Another option is to start with one section of the site and use that as a “quick win” to engender understanding of the effort among senior management, as well as creating a success that will be contagious throughout the organization. This method is not sufficient, however, to create full business requirements for a content management system.

Who should do the content audit?

Usually, the content strategist or content manager sets the scope and starts the spreadsheet at the highest levels. If the project (unfortunately) does not have a content strategist or content manager, the task falls to the information architect or other team member.

If a great deal of detail is needed, sometimes an intern or administrative assistant completes it.

How long will it take?

It is possible to audit up to 500 pages/day. If the goal is to learn the most about each piece of content, volume will be much lower. However, if you need to do only one pass-through for each piece of content, it’s time well invested.

Can it be automated?

Unfortunately, not usually. For some sites, a programmer can create a web-crawler to list all the URLs – but that is just a start, and not always possible.

What tools are best to use?

The tool typically used is a content matrix in Excel.

Advantages:

  • allows you to group and sort content into sections
  • commonly known application, so clients or other team members can read it

Disadvantages:

  • doesn’t prevent you from entering bad or inconsistent data

Would it be better to use Access or another database program? That is up for debate.

Where should you store the content audit?

Where team members can access it and – more important – use its information to power their understanding. While not everyone can or should do the audit, everyone on the team needs to know what’s in there.

What is the content audit used for?

During the content audit, you ascertain content behavior, relationships, processes – the outcome is a set of content types.
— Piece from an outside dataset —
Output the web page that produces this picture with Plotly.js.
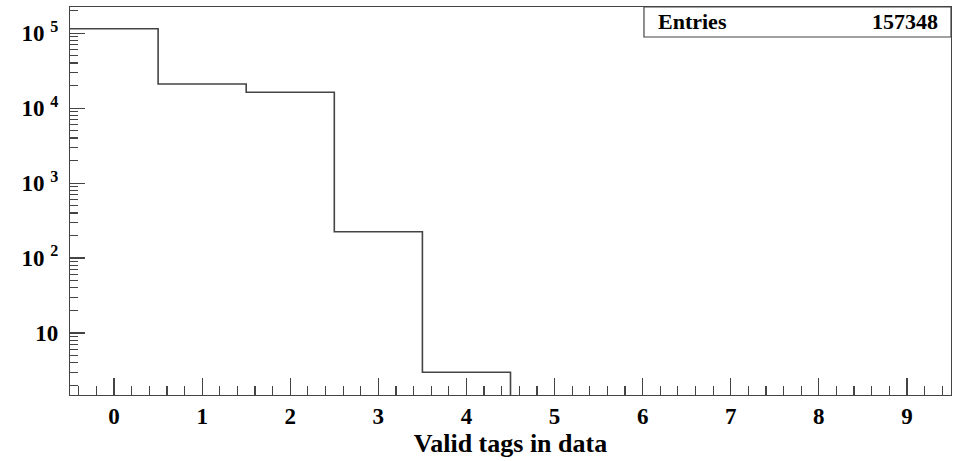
<!DOCTYPE html>
<html>
<head>
<meta charset="utf-8">
<script src="https://cdn.plot.ly/plotly-3.0.1.min.js"></script>
<style>html,body{margin:0;padding:0;background:#fff;}#chart{width:954px;height:461px;}</style>
</head>
<body>
<div id="chart"></div>
<script>
// Data
const binCenters = [0, 1, 2, 3, 4, 5, 6, 7, 8, 9];
const binCounts  = [115000, 21000, 16300, 225, 3, 0, 0, 0, 0, 0];
const entries = 157348;
const xTickVals = [0, 1, 2, 3, 4, 5, 6, 7, 8, 9];
const yTickVals = [10, 100, 1000, 10000, 100000];
const yTickText = ['10', '10 <sup>2</sup>', '10 <sup>3</sup>', '10 <sup>4</sup>', '10 <sup>5</sup>'];
const xTitle = 'Valid tags in data';

// Build step outline (histogram) from bins
const binW = 1;
const floorVal = 0.1; // zero bins drawn below visible range (log axis)
const stepX = [], stepY = [];
binCenters.forEach((c, i) => {
  stepX.push(c - binW / 2);
  stepY.push(binCounts[i] > 0 ? binCounts[i] : floorVal);
});
stepX.push(binCenters[binCenters.length - 1] + binW / 2);
stepY.push(stepY[stepY.length - 1]);

const lineCol = '#444';
const font = 'Liberation Serif, Times New Roman, serif';

const trace = {
  x: stepX, y: stepY, type: 'scatter', mode: 'lines',
  line: {shape: 'hv', color: lineCol, width: 1.6},
  hoverinfo: 'skip', showlegend: false, cliponaxis: true
};

const layout = {
  width: 954, height: 461,
  margin: {l: 70, r: 3, t: 7, b: 66},
  paper_bgcolor: '#fff', plot_bgcolor: '#fff',
  font: {family: font, color: '#000'},
  xaxis: {
    range: [-0.5, 9.5], showgrid: false, zeroline: false,
    showline: true, linecolor: lineCol, linewidth: 1.2, mirror: true,
    ticks: 'inside', ticklen: 17, tickcolor: lineCol, tickwidth: 1.2,
    tickvals: xTickVals, ticktext: xTickVals.map(String),
    tickfont: {family: font, size: 23, color: '#000', weight: 'bold'},
    minor: {ticks: 'inside', dtick: 0.2, tick0: 0, ticklen: 9, tickcolor: lineCol, tickwidth: 1.2, showgrid: false},
    title: {text: '<b>' + xTitle + '</b>', font: {family: font, size: 26, color: '#000'}, standoff: 5}
  },
  yaxis: {
    type: 'log', range: [0.173, 5.35], showgrid: false, zeroline: false,
    showline: true, linecolor: lineCol, linewidth: 1.2, mirror: true,
    ticks: 'inside', ticklen: 15, tickcolor: lineCol, tickwidth: 1.2,
    tickvals: yTickVals, ticktext: yTickText,
    tickfont: {family: font, size: 23, color: '#000', weight: 'bold'},
    minor: {ticks: 'inside', dtick: 'D1', ticklen: 8, tickcolor: lineCol, tickwidth: 1.2, showgrid: false},
    ticklabelstandoff: 6
  },
  shapes: [{
    type: 'rect', xref: 'paper', yref: 'paper', x0: 0.6515, x1: 1, y0: 0.9227, y1: 1,
    line: {color: lineCol, width: 1.2}, fillcolor: '#fff', layer: 'above'
  }],
  annotations: [
    {xref: 'paper', yref: 'paper', x: 0.665, y: 0.9614, xanchor: 'left', yanchor: 'middle',
     text: '<b>Entries</b>', showarrow: false, font: {family: font, size: 22, color: '#000'}},
    {xref: 'paper', yref: 'paper', x: 0.987, y: 0.9614, xanchor: 'right', yanchor: 'middle',
     text: '<b>' + entries + '</b>', showarrow: false, font: {family: font, size: 22, color: '#000'}}
  ]
};

Plotly.newPlot('chart', [trace], layout, {displayModeBar: false, staticPlot: true});
</script>
</body>
</html>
This is a vertical and horizontal exercise: patterns should begin to emerge in, for example, the elements that comprise various types of content (newsletters should all contain the issue date, editor name and table of contents, and press releases should all contain a company description, release date and media contact information). If similar content doesn’t follow similar patterns, standardization is needed.

  • Content types
  • Workflow
  • CMS requirements
  • Staffing and responsibility alterations
  • Determination of governance
  • Validation of strategy
  • Validation of project plan’s feasibility

Caveats

A content audit won’t uncover what’s missing – what was never put online, what is in people’s heads, what was considered and not put online, what the organization never did). That takes interviews with stakeholders and skilled editorial judgment. And that’s where the content audit becomes the content assessment, the necessary next step.